- _INFORMATION SUPPLIED_:
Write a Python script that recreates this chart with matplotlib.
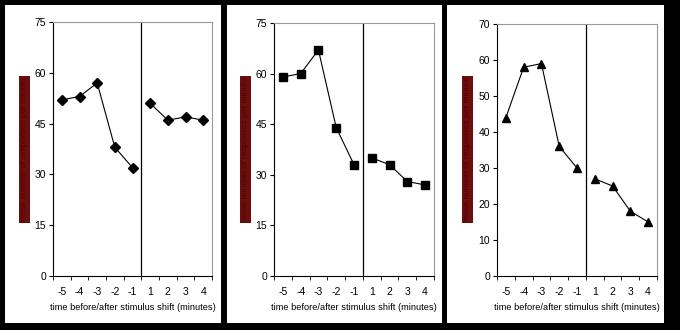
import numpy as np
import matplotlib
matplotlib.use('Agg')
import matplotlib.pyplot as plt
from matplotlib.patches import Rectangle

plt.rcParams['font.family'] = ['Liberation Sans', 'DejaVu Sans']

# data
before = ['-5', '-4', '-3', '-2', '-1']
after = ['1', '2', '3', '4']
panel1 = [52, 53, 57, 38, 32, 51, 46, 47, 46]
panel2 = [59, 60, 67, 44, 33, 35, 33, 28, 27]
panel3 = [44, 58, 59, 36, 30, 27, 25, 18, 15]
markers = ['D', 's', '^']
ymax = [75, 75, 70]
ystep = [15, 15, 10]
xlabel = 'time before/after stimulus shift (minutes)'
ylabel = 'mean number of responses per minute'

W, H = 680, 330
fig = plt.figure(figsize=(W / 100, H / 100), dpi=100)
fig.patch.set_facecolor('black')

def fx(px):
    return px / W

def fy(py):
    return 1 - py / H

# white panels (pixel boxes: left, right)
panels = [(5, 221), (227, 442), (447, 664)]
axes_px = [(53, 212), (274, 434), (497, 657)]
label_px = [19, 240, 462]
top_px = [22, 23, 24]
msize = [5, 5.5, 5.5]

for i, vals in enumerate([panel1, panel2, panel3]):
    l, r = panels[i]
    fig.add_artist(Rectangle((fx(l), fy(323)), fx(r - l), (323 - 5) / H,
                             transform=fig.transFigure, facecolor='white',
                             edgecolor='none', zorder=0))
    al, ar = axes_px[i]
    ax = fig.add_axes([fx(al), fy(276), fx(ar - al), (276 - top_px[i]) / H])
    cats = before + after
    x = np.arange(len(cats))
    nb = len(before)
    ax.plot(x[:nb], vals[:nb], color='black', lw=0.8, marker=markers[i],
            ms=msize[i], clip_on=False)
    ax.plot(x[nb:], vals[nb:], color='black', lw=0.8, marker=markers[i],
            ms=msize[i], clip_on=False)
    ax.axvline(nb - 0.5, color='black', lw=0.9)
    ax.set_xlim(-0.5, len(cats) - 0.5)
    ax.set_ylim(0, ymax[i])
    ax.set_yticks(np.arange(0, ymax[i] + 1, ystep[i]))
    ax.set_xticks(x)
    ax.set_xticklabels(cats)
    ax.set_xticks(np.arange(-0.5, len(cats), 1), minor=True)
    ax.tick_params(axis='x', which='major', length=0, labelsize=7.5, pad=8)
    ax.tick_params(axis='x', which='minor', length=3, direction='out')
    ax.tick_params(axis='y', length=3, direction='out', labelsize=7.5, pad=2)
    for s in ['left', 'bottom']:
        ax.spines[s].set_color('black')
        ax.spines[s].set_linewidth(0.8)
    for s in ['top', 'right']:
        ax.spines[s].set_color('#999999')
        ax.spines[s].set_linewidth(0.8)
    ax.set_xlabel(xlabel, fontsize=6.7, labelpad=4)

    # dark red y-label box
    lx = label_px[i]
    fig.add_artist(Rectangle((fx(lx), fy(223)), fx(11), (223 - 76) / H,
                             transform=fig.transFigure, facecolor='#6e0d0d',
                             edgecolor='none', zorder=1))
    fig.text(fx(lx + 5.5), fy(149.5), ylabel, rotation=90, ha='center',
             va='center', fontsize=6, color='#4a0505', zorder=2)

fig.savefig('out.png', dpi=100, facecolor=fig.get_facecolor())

- _PROBLEM TO SOLVE_: The lines from the start of the data through the line that contains "plt.rcParams['font.family'] = ['Liberation" are to be returned exactly, please, with both ends included and every picture left out.

- _RESULT_:
Write a Python script that recreates this chart with matplotlib.
import numpy as np
import matplotlib
matplotlib.use('Agg')
import matplotlib.pyplot as plt
from matplotlib.patches import Rectangle

plt.rcParams['font.family'] = ['Liberation Sans', 'DejaVu Sans']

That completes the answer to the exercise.